Supplied records:
——————

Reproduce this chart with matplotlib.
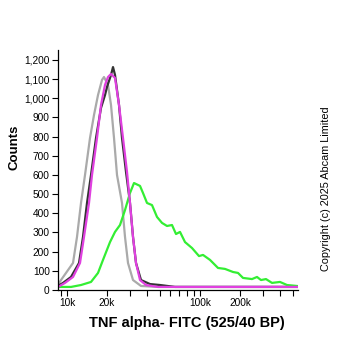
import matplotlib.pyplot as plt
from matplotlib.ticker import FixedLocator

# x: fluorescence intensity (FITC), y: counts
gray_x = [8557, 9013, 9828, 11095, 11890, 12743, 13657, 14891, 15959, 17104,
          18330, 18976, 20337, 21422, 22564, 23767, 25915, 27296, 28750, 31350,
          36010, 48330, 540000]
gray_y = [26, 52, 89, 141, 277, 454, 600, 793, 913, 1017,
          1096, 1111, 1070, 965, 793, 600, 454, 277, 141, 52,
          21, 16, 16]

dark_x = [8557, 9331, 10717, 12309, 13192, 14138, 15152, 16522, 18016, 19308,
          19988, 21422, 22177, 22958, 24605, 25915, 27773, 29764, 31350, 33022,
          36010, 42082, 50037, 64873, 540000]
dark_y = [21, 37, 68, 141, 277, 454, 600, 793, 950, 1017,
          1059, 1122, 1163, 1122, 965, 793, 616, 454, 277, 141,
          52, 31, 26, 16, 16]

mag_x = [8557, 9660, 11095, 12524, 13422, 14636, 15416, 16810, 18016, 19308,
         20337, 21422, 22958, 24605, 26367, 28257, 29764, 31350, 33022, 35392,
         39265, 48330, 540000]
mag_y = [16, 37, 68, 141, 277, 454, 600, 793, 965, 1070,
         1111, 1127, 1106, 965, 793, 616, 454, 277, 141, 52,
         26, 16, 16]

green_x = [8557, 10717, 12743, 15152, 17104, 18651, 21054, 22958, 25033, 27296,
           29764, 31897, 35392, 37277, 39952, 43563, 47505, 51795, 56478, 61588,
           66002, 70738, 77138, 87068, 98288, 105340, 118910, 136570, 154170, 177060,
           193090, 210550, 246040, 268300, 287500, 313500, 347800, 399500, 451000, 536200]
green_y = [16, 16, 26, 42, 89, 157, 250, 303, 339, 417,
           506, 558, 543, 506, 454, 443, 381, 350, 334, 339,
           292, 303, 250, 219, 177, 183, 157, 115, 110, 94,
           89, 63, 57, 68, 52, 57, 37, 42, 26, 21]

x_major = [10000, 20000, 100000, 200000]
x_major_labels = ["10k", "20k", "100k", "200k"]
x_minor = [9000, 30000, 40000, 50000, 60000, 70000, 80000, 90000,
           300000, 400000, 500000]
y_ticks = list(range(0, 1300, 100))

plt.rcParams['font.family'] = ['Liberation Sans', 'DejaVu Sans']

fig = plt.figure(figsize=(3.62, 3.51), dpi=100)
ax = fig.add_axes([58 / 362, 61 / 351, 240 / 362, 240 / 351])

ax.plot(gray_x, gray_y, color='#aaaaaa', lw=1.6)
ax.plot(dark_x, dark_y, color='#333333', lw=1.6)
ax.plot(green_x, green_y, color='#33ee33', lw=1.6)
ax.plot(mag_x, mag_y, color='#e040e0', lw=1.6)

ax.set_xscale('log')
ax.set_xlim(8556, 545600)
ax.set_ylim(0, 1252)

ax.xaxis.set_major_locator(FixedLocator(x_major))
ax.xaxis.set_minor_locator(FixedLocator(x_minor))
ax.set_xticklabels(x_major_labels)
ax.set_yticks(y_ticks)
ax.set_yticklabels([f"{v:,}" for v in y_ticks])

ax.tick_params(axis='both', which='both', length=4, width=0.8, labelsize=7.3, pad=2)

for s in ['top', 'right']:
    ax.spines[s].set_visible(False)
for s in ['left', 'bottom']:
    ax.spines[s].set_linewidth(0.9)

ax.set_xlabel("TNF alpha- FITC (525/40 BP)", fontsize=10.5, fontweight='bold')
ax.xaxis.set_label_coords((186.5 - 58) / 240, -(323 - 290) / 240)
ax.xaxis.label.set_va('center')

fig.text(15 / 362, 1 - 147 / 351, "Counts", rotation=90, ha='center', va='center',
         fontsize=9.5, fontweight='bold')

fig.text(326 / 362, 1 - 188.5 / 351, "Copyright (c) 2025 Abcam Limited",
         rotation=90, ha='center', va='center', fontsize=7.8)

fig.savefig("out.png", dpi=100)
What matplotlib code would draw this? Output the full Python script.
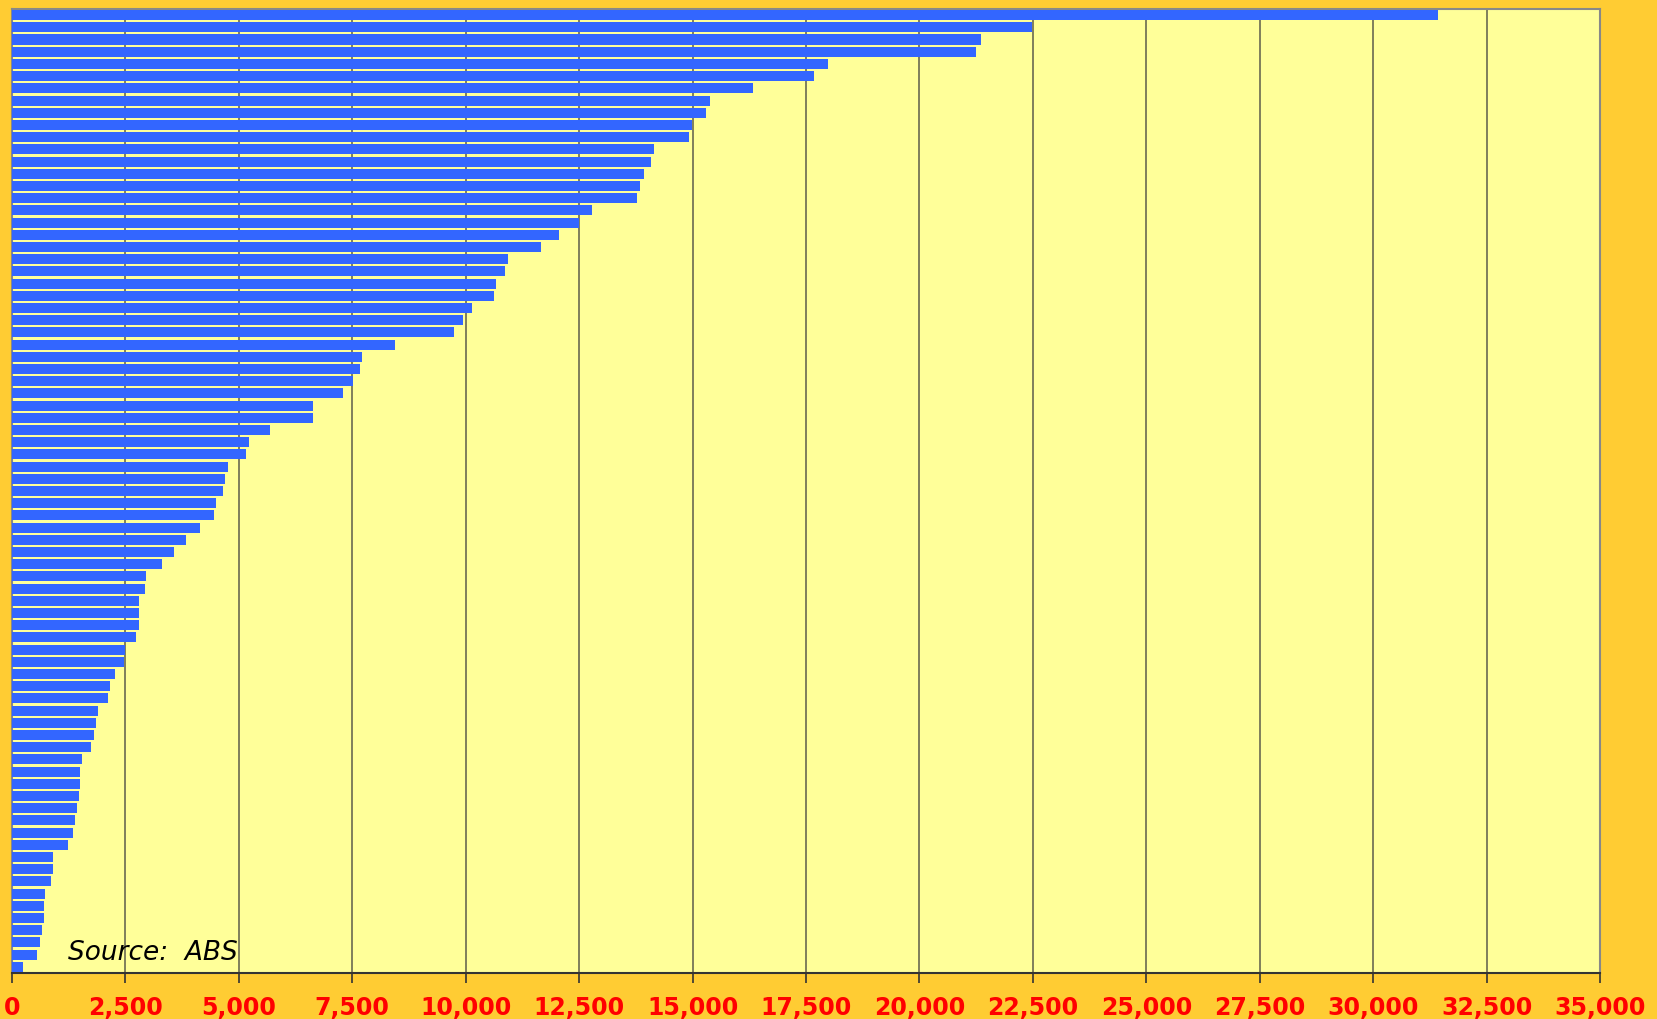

——————

Given instruction:
Would you set down the listing exactly, omitting pictures?

Expected answer:
Reproduce this chart with matplotlib.
import matplotlib.pyplot as plt
from matplotlib.ticker import FixedLocator

# x: fluorescence intensity (FITC), y: counts
gray_x = [8557, 9013, 9828, 11095, 11890, 12743, 13657, 14891, 15959, 17104,
          18330, 18976, 20337, 21422, 22564, 23767, 25915, 27296, 28750, 31350,
          36010, 48330, 540000]
gray_y = [26, 52, 89, 141, 277, 454, 600, 793, 913, 1017,
          1096, 1111, 1070, 965, 793, 600, 454, 277, 141, 52,
          21, 16, 16]

dark_x = [8557, 9331, 10717, 12309, 13192, 14138, 15152, 16522, 18016, 19308,
          19988, 21422, 22177, 22958, 24605, 25915, 27773, 29764, 31350, 33022,
          36010, 42082, 50037, 64873, 540000]
dark_y = [21, 37, 68, 141, 277, 454, 600, 793, 950, 1017,
          1059, 1122, 1163, 1122, 965, 793, 616, 454, 277, 141,
          52, 31, 26, 16, 16]

mag_x = [8557, 9660, 11095, 12524, 13422, 14636, 15416, 16810, 18016, 19308,
         20337, 21422, 22958, 24605, 26367, 28257, 29764, 31350, 33022, 35392,
         39265, 48330, 540000]
mag_y = [16, 37, 68, 141, 277, 454, 600, 793, 965, 1070,
         1111, 1127, 1106, 965, 793, 616, 454, 277, 141, 52,
         26, 16, 16]

green_x = [8557, 10717, 12743, 15152, 17104, 18651, 21054, 22958, 25033, 27296,
           29764, 31897, 35392, 37277, 39952, 43563, 47505, 51795, 56478, 61588,
           66002, 70738, 77138, 87068, 98288, 105340, 118910, 136570, 154170, 177060,
           193090, 210550, 246040, 268300, 287500, 313500, 347800, 399500, 451000, 536200]
green_y = [16, 16, 26, 42, 89, 157, 250, 303, 339, 417,
           506, 558, 543, 506, 454, 443, 381, 350, 334, 339,
           292, 303, 250, 219, 177, 183, 157, 115, 110, 94,
           89, 63, 57, 68, 52, 57, 37, 42, 26, 21]

x_major = [10000, 20000, 100000, 200000]
x_major_labels = ["10k", "20k", "100k", "200k"]
x_minor = [9000, 30000, 40000, 50000, 60000, 70000, 80000, 90000,
           300000, 400000, 500000]
y_ticks = list(range(0, 1300, 100))

plt.rcParams['font.family'] = ['Liberation Sans', 'DejaVu Sans']

fig = plt.figure(figsize=(3.62, 3.51), dpi=100)
ax = fig.add_axes([58 / 362, 61 / 351, 240 / 362, 240 / 351])

ax.plot(gray_x, gray_y, color='#aaaaaa', lw=1.6)
ax.plot(dark_x, dark_y, color='#333333', lw=1.6)
ax.plot(green_x, green_y, color='#33ee33', lw=1.6)
ax.plot(mag_x, mag_y, color='#e040e0', lw=1.6)

ax.set_xscale('log')
ax.set_xlim(8556, 545600)
ax.set_ylim(0, 1252)

ax.xaxis.set_major_locator(FixedLocator(x_major))
ax.xaxis.set_minor_locator(FixedLocator(x_minor))
ax.set_xticklabels(x_major_labels)
ax.set_yticks(y_ticks)
ax.set_yticklabels([f"{v:,}" for v in y_ticks])

ax.tick_params(axis='both', which='both', length=4, width=0.8, labelsize=7.3, pad=2)

for s in ['top', 'right']:
    ax.spines[s].set_visible(False)
for s in ['left', 'bottom']:
    ax.spines[s].set_linewidth(0.9)

ax.set_xlabel("TNF alpha- FITC (525/40 BP)", fontsize=10.5, fontweight='bold')
ax.xaxis.set_label_coords((186.5 - 58) / 240, -(323 - 290) / 240)
ax.xaxis.label.set_va('center')

fig.text(15 / 362, 1 - 147 / 351, "Counts", rotation=90, ha='center', va='center',
         fontsize=9.5, fontweight='bold')

fig.text(326 / 362, 1 - 188.5 / 351, "Copyright (c) 2025 Abcam Limited",
         rotation=90, ha='center', va='center', fontsize=7.8)

fig.savefig("out.png", dpi=100)
What matplotlib code would draw this? Output the full Python script.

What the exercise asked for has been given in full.